Even though the topic has only recently picked up steam in the mainstream again, book banning and challenging has been around for over a century. Although we don’t burn books (as much) anymore, trying to censor stories that people deem inappropriate is nothing new. 

On the surface, banning a few certain books might seem harmless. It’s valid that parents wouldn’t want their kids reading about ideologies that they themselves strongly disagree with. There are some dicier subjects that should obviously be kept out of classrooms and schools for younger students.

However, these “dicier” subjects are still important. When books are banned for having “inappropriate” material, the question of “where is that line drawn?” arises. 

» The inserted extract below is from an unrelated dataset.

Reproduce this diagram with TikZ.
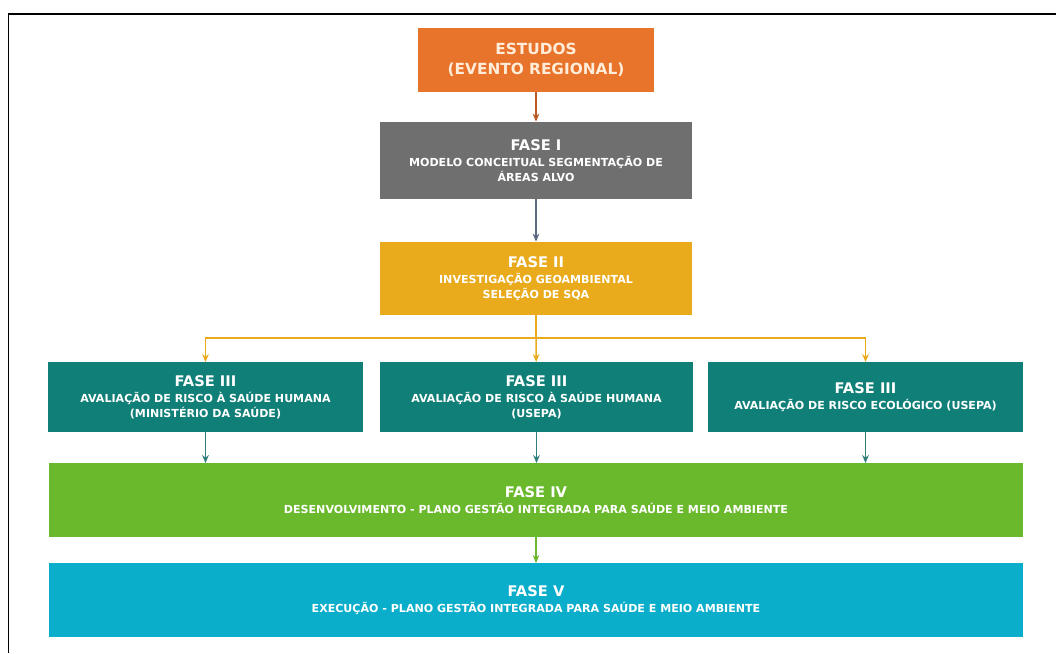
\documentclass[tikz,border=0pt]{standalone}
\usepackage{fontspec}
\setmainfont{DejaVu Sans}
\usetikzlibrary{arrows.meta}
\definecolor{laranja}{HTML}{E8732A}
\definecolor{cinza}{HTML}{6F6F6F}
\definecolor{ouro}{HTML}{E9AA1C}
\definecolor{petroleo}{HTML}{0F7F77}
\definecolor{verde}{HTML}{6AB82C}
\definecolor{ciano}{HTML}{0BAECA}
\definecolor{ardosia}{HTML}{5B6B7F}
\tikzset{
  caixa/.style={rectangle, text=white, font=\fontsize{8.3}{11}\selectfont\bfseries, align=center, inner sep=0pt},
  seta/.style={-{Stealth[length=6pt,width=5pt]}, line width=1.1pt}
}
\newcommand{\fasetit}[1]{\fontsize{11}{14}\selectfont #1\\[1pt]}
\begin{document}
\begin{tikzpicture}[x=0.75pt,y=-0.75pt]
                                \useasboundingbox (0,0) rectangle (1056,653);
                                \draw[line width=1.2pt] (8.5,653) -- (8.5,14) -- (1056,14);
                                % caixas
                                \node[caixa, fill=laranja, minimum width=177pt, minimum height=48pt, text=orange!15, font=\fontsize{11.5}{15}\selectfont\bfseries]
                                    (estudos) at (536,60) {ESTUDOS\\(EVENTO REGIONAL)};
                                \node[caixa, fill=cinza, minimum width=234pt, minimum height=58pt]
                                    (fase1) at (536,160.5) {\fasetit{FASE I}MODELO CONCEITUAL SEGMENTAÇÃO DE\\ÁREAS ALVO};
                                \node[caixa, fill=ouro, minimum width=234pt, minimum height=55pt]
                                    (fase2) at (536,278.5) {\fasetit{FASE II}INVESTIGAÇÃO GEOAMBIENTAL\\SELEÇÃO DE SQA};
                                \node[caixa, fill=petroleo, minimum width=236pt, minimum height=52pt]
                                    (fase3a) at (205.5,397) {\fasetit{FASE III}AVALIAÇÃO DE RISCO À SAÚDE HUMANA\\(MINISTÉRIO DA SAÚDE)};
                                \node[caixa, fill=petroleo, minimum width=235pt, minimum height=52pt]
                                    (fase3b) at (536.5,397) {\fasetit{FASE III}AVALIAÇÃO DE RISCO À SAÚDE HUMANA\\(USEPA)};
                                \node[caixa, fill=petroleo, minimum width=236pt, minimum height=52pt]
                                    (fase3c) at (865.5,397) {\fasetit{FASE III}AVALIAÇÃO DE RISCO ECOLÓGICO (USEPA)};
                                \node[caixa, fill=verde, minimum width=730pt, minimum height=55pt]
                                    (fase4) at (536,500) {\fasetit{FASE IV}DESENVOLVIMENTO - PLANO GESTÃO INTEGRADA PARA SAÚDE E MEIO AMBIENTE};
                                \node[caixa, fill=ciano, minimum width=730pt, minimum height=55pt]
                                    (fase5) at (536,600) {\fasetit{FASE V}EXECUÇÃO - PLANO GESTÃO INTEGRADA PARA SAÚDE E MEIO AMBIENTE};
                                % setas
                                \coordinate (ramo) at (536,338);
                                \draw[seta, draw=laranja!80!black] (estudos) -- (fase1);
                                \draw[seta, ardosia] (fase1) -- (fase2);
                                \draw[line width=1.1pt, ouro] (fase2) -- (ramo);
                                \draw[seta, ouro] (ramo) -| (fase3a);
                                \draw[seta, ouro] (ramo) -- (fase3b);
                                \draw[seta, ouro] (ramo) -| (fase3c);
                                \draw[seta, draw=petroleo!70!gray] (fase3a) -- (fase3a |- fase4.north);
                                \draw[seta, draw=petroleo!70!gray] (fase3b) -- (fase3b |- fase4.north);
                                \draw[seta, draw=petroleo!70!gray] (fase3c) -- (fase3c |- fase4.north);
                                \draw[seta, verde] (fase4) -- (fase5);
                            \end{tikzpicture}
\end{document}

Is a book too inappropriate when it discusses the appalling and often racist parts of American history? Too inappropriate when it stars a protagonist who strays from our norm of how someone should be? Too inappropriate when it includes actions or words we don’t all necessarily approve of? According to many parents, it is. 

When we ban books for these reasons, it takes away valuable learning resources and opportunities. Books are a vital way to learn about previously unknown ideas and experiences in a way that allows us to see them in a multidimensional view. 

On top of that, these bans tell children these topics are forbidden and that there is not a situation where reading about these things should be permitted.

 It denies the very real history that still impacts people today.

It tells children that something about who they are is inherently wrong, that it is something that should be hidden and repressed. 

It silences anything that doesn’t confine to a limited viewpoint of a certain group of people, especially in the smaller, more conservative areas where books are most frequently banned and children probably won’t get many diverse interactions. 

Banning books with the intention of protecting children really just hides the full picture, which is filled with different people and perspectives. It has been said many times that books are a portal into other worlds. 

What is often forgotten is that books are a mirror of ours, only if we allow ourselves to look in.